◆ What is required
Reproduce the material below line by line, beginning with its first line and ending with the line that contains "from matplotlib.lines import Line2D"; leave out pictures.
____ Provided material
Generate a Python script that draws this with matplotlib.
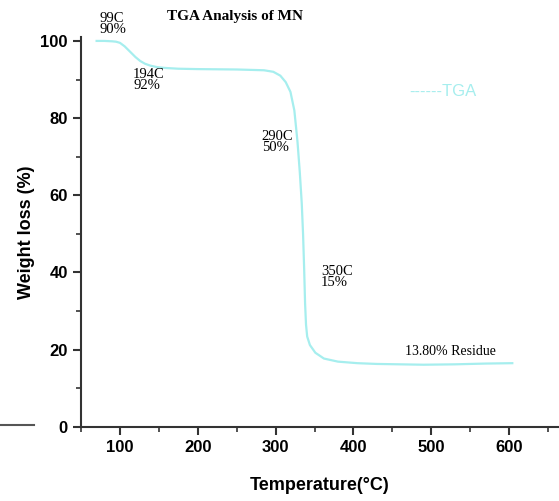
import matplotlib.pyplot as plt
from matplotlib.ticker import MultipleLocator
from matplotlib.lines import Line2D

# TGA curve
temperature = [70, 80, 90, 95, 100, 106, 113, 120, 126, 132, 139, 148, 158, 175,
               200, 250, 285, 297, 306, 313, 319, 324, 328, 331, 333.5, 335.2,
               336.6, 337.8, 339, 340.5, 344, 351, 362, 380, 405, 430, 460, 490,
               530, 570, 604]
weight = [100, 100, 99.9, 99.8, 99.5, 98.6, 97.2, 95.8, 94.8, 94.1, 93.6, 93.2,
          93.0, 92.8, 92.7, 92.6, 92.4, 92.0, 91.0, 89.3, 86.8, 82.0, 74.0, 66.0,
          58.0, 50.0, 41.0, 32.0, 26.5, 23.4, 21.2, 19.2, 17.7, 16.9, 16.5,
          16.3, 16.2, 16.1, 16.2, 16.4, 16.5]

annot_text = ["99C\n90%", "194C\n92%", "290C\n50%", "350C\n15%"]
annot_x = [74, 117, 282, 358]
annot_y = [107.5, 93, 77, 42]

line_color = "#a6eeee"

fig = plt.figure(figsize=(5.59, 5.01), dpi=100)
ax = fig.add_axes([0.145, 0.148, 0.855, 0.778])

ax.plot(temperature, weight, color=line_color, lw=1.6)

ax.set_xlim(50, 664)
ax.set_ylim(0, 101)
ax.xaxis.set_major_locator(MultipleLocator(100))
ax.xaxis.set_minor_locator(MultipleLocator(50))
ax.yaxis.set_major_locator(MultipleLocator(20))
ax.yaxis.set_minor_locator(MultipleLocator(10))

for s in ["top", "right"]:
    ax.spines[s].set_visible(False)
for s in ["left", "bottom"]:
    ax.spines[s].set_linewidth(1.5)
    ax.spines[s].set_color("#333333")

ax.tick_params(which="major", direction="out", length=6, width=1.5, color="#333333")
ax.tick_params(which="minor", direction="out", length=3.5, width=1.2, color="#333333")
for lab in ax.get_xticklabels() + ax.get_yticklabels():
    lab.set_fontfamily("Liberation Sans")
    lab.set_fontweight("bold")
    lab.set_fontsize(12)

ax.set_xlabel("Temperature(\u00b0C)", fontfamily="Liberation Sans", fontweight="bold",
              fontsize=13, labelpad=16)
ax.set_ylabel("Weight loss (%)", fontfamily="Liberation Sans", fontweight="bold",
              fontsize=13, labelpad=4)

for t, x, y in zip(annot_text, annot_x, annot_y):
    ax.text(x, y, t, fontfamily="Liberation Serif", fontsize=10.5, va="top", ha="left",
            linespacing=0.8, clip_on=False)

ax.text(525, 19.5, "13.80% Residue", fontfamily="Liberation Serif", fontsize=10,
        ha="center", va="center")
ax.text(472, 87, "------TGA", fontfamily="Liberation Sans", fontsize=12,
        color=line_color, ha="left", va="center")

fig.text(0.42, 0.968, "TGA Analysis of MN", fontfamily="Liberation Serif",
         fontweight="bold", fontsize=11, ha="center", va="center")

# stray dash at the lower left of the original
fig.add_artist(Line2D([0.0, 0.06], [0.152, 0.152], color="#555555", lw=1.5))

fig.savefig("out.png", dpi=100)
________
◆ Output
Generate a Python script that draws this with matplotlib.
import matplotlib.pyplot as plt
from matplotlib.ticker import MultipleLocator
from matplotlib.lines import Line2D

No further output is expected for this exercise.